At the end of the day, after each trial, each rape, each incident that isn’t successfully drowned out by coverage of O.J. Simpson’s dumb ass or some athlete’s antics, there is a quiet exhaustion. The weariness comes from those who know the scope of the fight and that it will continue in various forms and in a myriad of arenas until the sun has set, not on a new century, but on the human race as a whole. Some zone out and mummify themselves with television, partying and drinking. Others convince themselves that getting a degree, owning their own home and climbing the corporate ladder is enough activism for them and theirs. More decide that they’ll spare a weekend, a week or maybe a whole year to work “behind the scenes.” Others get married, raise their children and convince themselves that they’ll return to “the fight.” A shrinking amount risk tainting their permanent records with arrests at a protest or going to jail over making their point. A tiny portion, are willing to die, knowing that the sacrifice may spark some change or at least enough rage in others. Because while love and peace get so far, rage is a key element of any revolution or movement’s foundation.

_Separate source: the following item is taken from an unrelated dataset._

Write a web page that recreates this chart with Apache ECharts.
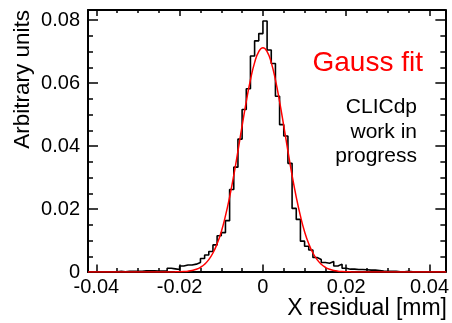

Whatever category you may fall into right now or in the future, it’s safe to say that the saddest part about being fully aware and connecting dots is that shock comes often, but surprise at racism and injustice in all its various forms is rare. If you’ve read
America
’s real history books, you understand that you’re still in them.
Oh and for those wondering what “Camp” Onyx Cranium places itself in we’re objective observers with eyes and ears for truth. That makes membership in Camp 2 somewhat precarious. But it clearly eliminates Camp 1 all together.